[Entries with chart source code]
========

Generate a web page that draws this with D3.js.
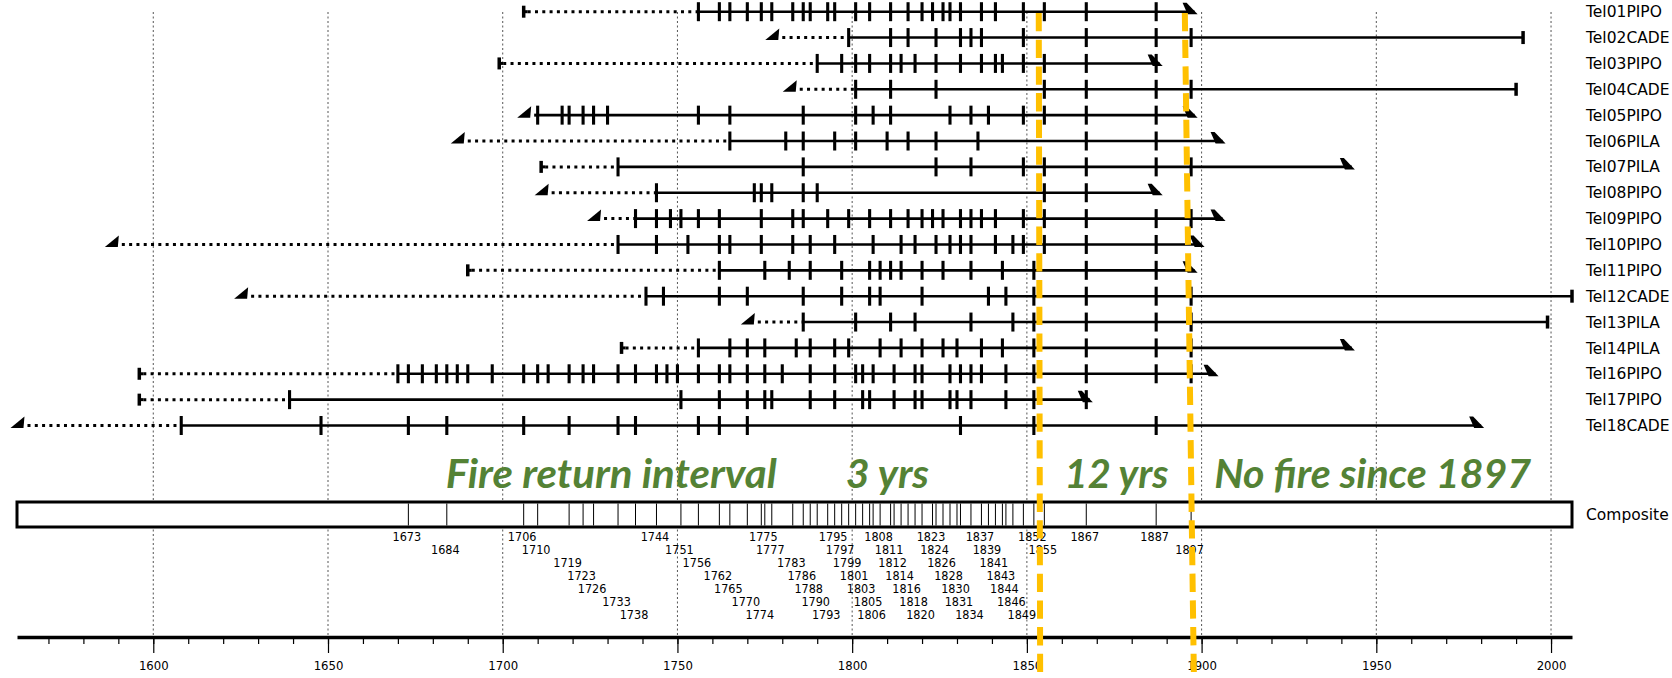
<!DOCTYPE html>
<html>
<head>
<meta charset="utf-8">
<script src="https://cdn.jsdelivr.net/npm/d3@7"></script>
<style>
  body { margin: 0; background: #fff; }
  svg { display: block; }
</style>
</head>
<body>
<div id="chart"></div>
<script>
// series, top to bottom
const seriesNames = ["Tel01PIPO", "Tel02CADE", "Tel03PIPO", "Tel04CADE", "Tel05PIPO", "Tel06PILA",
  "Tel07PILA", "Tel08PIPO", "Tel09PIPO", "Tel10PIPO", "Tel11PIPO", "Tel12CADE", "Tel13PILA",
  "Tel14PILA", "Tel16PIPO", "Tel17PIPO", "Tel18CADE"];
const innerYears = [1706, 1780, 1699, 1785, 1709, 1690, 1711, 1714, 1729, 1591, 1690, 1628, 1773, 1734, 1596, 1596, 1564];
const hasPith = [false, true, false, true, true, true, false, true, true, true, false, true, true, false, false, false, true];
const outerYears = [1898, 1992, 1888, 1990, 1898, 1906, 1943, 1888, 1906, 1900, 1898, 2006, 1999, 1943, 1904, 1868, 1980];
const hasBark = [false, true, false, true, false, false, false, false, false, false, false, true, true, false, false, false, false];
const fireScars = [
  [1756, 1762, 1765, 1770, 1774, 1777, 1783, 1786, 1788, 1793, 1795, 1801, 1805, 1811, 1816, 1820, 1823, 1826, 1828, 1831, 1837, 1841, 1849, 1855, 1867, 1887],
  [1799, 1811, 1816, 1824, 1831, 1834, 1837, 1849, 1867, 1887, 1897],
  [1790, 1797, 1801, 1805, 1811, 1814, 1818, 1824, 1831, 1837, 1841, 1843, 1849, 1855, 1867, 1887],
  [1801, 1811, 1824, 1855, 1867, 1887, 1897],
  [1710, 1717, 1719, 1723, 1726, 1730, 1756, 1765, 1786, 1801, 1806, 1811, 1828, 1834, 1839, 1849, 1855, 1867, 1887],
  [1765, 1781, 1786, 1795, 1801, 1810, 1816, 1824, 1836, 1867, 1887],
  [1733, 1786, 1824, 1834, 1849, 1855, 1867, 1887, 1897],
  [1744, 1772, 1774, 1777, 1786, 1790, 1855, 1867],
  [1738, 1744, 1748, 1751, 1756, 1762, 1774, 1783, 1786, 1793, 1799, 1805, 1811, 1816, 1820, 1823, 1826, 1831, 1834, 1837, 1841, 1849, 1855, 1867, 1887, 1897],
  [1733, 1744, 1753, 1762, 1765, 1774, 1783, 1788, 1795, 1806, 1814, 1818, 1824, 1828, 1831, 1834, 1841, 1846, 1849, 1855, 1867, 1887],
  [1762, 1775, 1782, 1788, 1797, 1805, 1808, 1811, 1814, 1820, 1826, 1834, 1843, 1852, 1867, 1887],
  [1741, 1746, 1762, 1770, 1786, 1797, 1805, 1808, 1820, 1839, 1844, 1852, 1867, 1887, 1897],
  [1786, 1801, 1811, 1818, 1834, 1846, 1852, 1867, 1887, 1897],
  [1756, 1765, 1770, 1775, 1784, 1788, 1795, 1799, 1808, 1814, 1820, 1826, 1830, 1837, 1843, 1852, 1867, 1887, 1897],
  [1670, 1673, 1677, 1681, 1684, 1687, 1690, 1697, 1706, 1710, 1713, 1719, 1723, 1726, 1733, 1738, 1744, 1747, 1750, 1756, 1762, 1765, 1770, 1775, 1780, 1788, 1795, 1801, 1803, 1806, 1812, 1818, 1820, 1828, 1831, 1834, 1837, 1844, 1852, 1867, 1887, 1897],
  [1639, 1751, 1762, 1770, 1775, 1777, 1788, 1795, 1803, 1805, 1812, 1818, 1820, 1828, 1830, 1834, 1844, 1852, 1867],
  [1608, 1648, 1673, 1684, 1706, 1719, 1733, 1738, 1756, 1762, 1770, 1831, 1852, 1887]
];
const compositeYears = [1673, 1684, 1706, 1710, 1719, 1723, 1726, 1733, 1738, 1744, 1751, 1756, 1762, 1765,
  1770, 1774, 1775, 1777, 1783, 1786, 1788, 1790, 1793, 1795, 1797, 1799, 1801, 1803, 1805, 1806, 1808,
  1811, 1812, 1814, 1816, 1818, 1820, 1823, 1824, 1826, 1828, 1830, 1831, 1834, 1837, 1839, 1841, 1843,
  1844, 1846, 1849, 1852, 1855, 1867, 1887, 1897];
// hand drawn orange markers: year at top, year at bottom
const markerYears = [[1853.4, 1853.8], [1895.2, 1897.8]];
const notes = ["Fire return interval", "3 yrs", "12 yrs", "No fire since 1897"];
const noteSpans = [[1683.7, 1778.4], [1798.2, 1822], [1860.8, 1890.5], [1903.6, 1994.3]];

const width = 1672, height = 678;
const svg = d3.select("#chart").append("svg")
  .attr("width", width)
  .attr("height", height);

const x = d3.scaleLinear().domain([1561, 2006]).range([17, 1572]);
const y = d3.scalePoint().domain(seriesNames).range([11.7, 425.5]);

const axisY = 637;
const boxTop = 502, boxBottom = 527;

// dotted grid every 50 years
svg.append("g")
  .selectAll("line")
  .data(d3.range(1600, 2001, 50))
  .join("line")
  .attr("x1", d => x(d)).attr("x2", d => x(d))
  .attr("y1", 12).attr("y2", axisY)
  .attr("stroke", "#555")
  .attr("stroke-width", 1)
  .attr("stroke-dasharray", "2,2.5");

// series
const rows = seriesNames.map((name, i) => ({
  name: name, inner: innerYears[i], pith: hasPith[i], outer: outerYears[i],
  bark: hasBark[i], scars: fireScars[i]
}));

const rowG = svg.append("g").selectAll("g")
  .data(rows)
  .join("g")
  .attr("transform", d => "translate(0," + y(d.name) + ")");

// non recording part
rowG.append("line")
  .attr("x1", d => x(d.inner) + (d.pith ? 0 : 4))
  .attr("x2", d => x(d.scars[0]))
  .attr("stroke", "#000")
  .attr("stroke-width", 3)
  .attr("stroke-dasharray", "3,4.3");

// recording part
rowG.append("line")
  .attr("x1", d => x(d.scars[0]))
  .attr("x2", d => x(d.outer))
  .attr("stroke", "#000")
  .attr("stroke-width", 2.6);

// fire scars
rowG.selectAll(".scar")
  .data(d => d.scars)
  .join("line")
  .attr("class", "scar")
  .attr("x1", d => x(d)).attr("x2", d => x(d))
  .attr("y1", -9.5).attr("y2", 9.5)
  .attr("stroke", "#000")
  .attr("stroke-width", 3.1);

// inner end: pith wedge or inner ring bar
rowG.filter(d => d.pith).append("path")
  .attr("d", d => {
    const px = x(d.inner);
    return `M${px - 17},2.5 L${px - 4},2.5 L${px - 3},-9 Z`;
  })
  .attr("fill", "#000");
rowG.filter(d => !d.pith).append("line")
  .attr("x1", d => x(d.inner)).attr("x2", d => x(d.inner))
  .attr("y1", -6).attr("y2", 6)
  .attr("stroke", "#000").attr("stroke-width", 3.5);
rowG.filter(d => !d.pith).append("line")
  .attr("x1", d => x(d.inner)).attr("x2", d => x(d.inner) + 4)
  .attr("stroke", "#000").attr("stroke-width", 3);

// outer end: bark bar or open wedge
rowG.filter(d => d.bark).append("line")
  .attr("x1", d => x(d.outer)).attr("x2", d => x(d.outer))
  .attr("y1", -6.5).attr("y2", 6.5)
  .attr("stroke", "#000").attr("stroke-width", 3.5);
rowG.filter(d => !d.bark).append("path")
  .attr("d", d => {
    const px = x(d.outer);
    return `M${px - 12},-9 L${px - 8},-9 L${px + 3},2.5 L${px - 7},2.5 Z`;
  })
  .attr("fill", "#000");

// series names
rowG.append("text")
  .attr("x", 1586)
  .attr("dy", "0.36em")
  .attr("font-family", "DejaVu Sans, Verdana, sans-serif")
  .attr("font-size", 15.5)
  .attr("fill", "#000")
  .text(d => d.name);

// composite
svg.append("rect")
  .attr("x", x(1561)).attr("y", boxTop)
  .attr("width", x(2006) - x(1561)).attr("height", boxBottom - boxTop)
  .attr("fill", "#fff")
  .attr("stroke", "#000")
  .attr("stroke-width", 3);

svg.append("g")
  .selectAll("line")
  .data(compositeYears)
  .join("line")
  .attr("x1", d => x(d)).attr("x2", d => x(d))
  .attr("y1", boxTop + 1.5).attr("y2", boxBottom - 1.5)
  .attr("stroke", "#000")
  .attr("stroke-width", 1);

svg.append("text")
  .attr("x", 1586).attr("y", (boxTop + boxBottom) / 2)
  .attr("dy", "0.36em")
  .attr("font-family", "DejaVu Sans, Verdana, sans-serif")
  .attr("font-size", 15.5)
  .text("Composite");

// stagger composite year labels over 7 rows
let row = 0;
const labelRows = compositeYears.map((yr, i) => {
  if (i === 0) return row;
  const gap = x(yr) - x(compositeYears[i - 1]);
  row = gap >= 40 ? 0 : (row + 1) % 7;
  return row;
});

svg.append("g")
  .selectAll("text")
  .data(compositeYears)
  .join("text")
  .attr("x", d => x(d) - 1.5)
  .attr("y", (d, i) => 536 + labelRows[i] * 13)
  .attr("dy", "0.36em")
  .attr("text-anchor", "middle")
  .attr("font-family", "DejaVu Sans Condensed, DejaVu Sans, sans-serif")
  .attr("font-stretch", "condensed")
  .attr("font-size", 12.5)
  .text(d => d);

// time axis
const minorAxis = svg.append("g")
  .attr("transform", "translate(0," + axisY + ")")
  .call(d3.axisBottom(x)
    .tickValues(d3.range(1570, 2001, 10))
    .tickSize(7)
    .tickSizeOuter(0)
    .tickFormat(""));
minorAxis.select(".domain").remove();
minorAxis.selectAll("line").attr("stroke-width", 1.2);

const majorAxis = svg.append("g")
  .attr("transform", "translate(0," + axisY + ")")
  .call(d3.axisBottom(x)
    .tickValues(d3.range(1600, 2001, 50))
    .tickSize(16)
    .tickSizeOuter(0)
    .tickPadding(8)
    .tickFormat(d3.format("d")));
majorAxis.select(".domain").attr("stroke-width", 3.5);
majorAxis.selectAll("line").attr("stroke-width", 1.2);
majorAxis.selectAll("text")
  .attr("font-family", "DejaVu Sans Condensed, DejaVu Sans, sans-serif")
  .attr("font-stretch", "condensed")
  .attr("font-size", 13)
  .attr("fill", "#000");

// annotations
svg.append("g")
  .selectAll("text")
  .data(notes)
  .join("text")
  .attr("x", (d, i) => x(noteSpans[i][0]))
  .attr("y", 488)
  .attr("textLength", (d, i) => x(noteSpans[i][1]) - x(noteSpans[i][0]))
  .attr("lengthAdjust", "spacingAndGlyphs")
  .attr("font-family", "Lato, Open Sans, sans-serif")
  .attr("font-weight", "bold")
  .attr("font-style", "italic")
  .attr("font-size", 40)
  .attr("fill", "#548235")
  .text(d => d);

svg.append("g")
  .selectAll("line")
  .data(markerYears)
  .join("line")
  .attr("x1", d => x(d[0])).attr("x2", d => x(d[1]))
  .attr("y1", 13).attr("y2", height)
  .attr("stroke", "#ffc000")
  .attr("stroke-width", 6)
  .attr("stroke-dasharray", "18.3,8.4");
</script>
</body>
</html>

========

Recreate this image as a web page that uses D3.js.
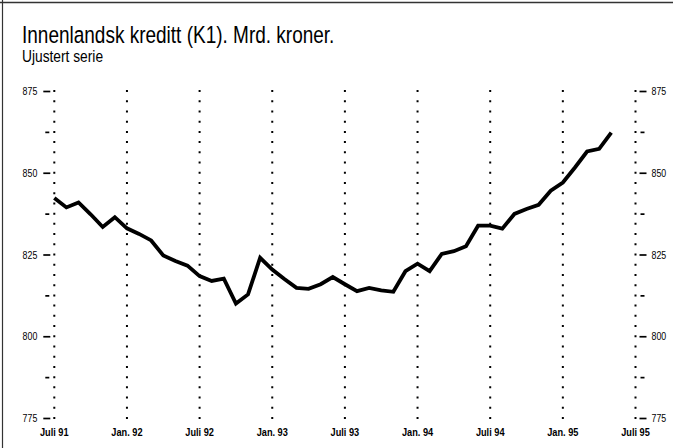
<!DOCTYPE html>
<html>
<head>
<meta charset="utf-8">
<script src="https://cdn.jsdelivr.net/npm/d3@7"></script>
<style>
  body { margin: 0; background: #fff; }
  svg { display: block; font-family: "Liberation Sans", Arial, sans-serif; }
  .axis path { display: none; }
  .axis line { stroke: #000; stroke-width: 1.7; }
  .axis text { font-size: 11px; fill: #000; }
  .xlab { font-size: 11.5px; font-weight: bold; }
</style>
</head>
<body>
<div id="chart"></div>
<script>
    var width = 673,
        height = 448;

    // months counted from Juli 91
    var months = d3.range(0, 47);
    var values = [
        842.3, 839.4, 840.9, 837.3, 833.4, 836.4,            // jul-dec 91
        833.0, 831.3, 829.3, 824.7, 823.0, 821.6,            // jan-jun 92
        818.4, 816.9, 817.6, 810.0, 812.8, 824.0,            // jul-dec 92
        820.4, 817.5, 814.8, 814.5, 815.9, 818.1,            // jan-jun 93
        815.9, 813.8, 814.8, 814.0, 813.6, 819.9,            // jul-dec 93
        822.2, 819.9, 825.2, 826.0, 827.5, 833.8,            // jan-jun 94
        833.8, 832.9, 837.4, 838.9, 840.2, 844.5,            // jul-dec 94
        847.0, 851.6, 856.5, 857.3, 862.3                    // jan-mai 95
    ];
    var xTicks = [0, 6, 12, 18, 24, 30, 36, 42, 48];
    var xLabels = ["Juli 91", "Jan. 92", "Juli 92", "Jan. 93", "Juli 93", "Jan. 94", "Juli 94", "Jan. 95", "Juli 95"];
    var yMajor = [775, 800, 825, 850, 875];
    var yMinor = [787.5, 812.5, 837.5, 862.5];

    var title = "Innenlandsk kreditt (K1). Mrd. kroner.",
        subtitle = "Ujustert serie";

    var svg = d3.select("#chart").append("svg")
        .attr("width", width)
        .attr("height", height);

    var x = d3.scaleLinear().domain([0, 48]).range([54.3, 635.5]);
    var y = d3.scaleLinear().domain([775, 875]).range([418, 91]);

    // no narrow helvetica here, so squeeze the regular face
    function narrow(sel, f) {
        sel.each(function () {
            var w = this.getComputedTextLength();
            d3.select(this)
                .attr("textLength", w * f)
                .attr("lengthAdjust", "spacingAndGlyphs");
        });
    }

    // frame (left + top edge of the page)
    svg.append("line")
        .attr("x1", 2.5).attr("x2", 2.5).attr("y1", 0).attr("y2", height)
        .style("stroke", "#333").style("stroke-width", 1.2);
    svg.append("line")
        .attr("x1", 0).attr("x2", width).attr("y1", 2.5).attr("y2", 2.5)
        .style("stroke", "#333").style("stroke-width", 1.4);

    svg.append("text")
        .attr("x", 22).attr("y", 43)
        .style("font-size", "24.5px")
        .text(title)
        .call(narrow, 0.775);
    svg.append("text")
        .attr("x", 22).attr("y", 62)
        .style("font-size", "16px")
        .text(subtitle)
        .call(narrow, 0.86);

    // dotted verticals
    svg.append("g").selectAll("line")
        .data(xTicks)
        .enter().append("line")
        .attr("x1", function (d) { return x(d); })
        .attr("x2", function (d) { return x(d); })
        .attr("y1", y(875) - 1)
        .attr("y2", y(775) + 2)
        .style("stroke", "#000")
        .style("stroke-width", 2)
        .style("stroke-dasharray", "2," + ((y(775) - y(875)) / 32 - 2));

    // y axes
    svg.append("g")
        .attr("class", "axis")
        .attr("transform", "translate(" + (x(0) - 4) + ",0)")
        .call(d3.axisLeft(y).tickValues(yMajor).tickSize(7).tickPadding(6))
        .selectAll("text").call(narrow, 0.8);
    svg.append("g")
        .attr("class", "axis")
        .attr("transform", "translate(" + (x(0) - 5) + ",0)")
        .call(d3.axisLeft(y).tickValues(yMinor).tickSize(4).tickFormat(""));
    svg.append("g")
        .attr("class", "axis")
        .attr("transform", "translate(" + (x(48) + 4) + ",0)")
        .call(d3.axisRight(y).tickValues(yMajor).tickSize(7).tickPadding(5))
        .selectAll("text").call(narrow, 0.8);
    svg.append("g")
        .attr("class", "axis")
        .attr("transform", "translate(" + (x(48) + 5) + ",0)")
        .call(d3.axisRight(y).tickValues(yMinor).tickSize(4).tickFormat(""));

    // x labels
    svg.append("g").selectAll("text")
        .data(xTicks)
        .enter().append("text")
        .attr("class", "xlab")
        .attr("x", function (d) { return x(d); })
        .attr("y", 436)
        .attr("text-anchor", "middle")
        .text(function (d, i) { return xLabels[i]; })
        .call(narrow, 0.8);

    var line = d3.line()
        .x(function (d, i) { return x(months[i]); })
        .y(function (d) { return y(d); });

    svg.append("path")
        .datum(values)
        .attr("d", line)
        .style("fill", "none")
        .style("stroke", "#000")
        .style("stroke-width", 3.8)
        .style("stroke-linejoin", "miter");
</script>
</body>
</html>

========

Omit the pictures. Extract exactly the lines that begin with the one holding "Recreate this image" and end with the one holding "var yMinor = [787.5, 812.5, 837.5, 862.5];", inclusive.

_RESULT OF THE TASK_
Recreate this image as a web page that uses D3.js.
<!DOCTYPE html>
<html>
<head>
<meta charset="utf-8">
<script src="https://cdn.jsdelivr.net/npm/d3@7"></script>
<style>
  body { margin: 0; background: #fff; }
  svg { display: block; font-family: "Liberation Sans", Arial, sans-serif; }
  .axis path { display: none; }
  .axis line { stroke: #000; stroke-width: 1.7; }
  .axis text { font-size: 11px; fill: #000; }
  .xlab { font-size: 11.5px; font-weight: bold; }
</style>
</head>
<body>
<div id="chart"></div>
<script>
    var width = 673,
        height = 448;

    // months counted from Juli 91
    var months = d3.range(0, 47);
    var values = [
        842.3, 839.4, 840.9, 837.3, 833.4, 836.4,            // jul-dec 91
        833.0, 831.3, 829.3, 824.7, 823.0, 821.6,            // jan-jun 92
        818.4, 816.9, 817.6, 810.0, 812.8, 824.0,            // jul-dec 92
        820.4, 817.5, 814.8, 814.5, 815.9, 818.1,            // jan-jun 93
        815.9, 813.8, 814.8, 814.0, 813.6, 819.9,            // jul-dec 93
        822.2, 819.9, 825.2, 826.0, 827.5, 833.8,            // jan-jun 94
        833.8, 832.9, 837.4, 838.9, 840.2, 844.5,            // jul-dec 94
        847.0, 851.6, 856.5, 857.3, 862.3                    // jan-mai 95
    ];
    var xTicks = [0, 6, 12, 18, 24, 30, 36, 42, 48];
    var xLabels = ["Juli 91", "Jan. 92", "Juli 92", "Jan. 93", "Juli 93", "Jan. 94", "Juli 94", "Jan. 95", "Juli 95"];
    var yMajor = [775, 800, 825, 850, 875];
    var yMinor = [787.5, 812.5, 837.5, 862.5];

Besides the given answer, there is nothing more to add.